During fourth quarter of 2009, Ethernet switch sales grew 15% sequentially, 4% on a year-over-year basis.
Buyers migrated to lower cost switches, which hurt revenue. Nevertheless, the high-value chassis switch segment of the market showed the highest sequential growth during fourth quarter of 2009 than of any other segment.
After a rough first quarter, the 10G Ethernet switch market saw 63 percent worldwide revenue growth in 2009 over 2008.
Cisco easily kept its No. 1 status in the market over the soon-to-be-combined forces of HP and 3Com.
Cisco’s Ethernet switch revenue shot up by 19 percent sequentially during fourth quarter of 2009.
Enterprise router revenue equaled $821 million worldwide during fourth quarter of 2009.
The market grew sales 10 percent sequentially during the last quarter of 2009.
Year-over-year sales declined dramatically in 2009 by 28 percent to just above $3 billion.
Still, Infonetics analysts believe the sequential increase during fourth quarter shows the enterprise market is stabilizing in all regions.

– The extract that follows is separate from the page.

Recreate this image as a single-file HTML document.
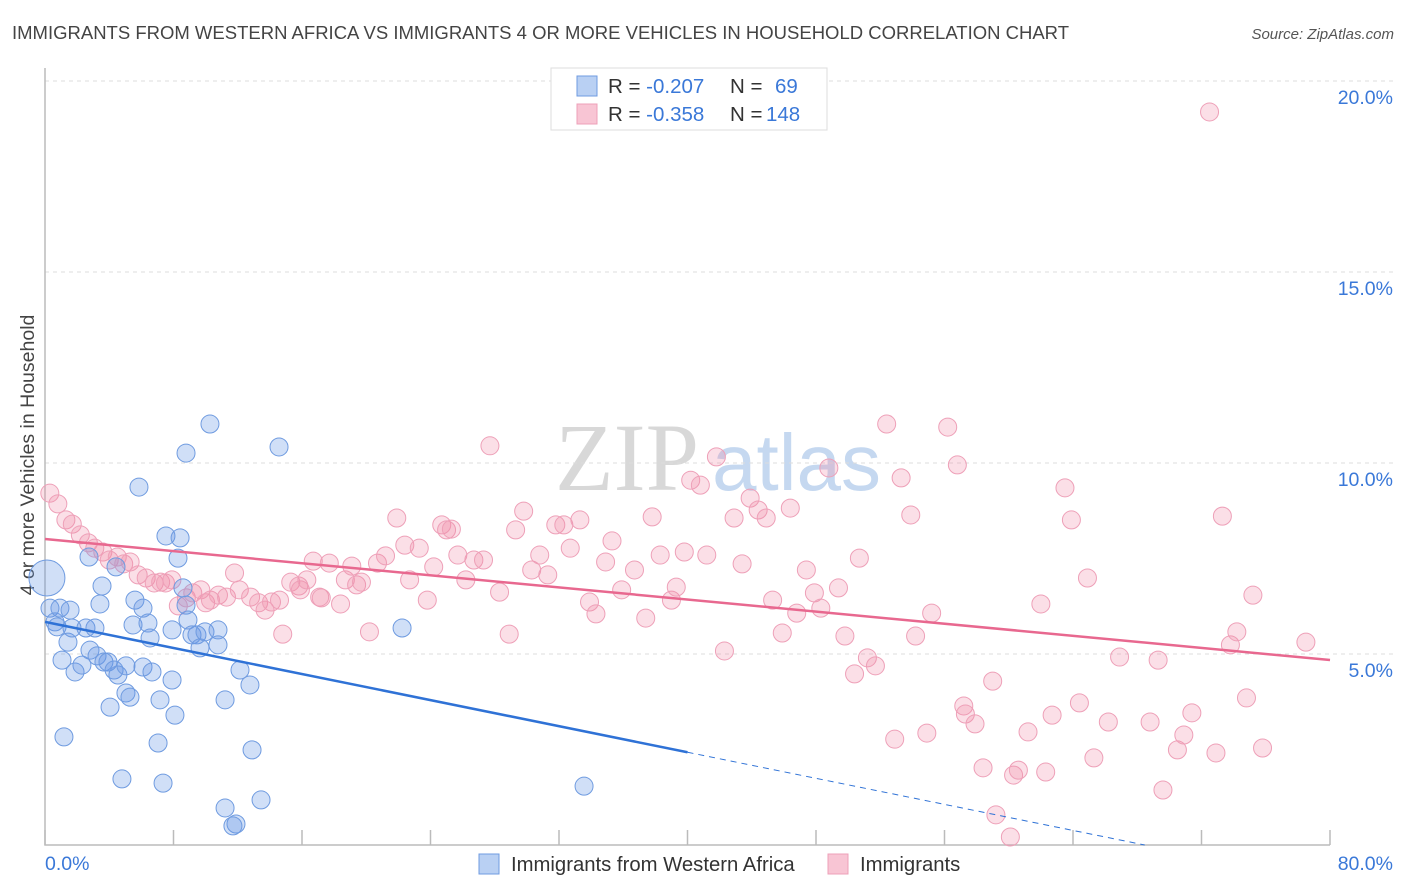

Cisco saw their unit share decrease only 1 point and its revenue share actually increase a point.
3Com is the big success story in 2009 as the only vendor to increase enterprise router revenue in 2009, based on the success of its H3C brand.
Wirelesss LAN equipment revenue equaled $571 million in fourth quarter of 2009.
Sales in the market grew 16 percent year-over-year during fourth quarter of 2009, but remained flat compared to the previous quarter.
Even though the Wireless LAN market went into freefall during early 2009, it only decreased by a total of 6 percent during all of 2009.
Infonetics predicts that the drive for enterprise mobility, fixed-mobile convergence (FMC), and wired/wireless LAN convergence will generate growth in the market in 2010 and beyond.
Cisco continues to lead the wireless LAN equipment market with 46% of the worldwide market in both 2009, followed by Aruba.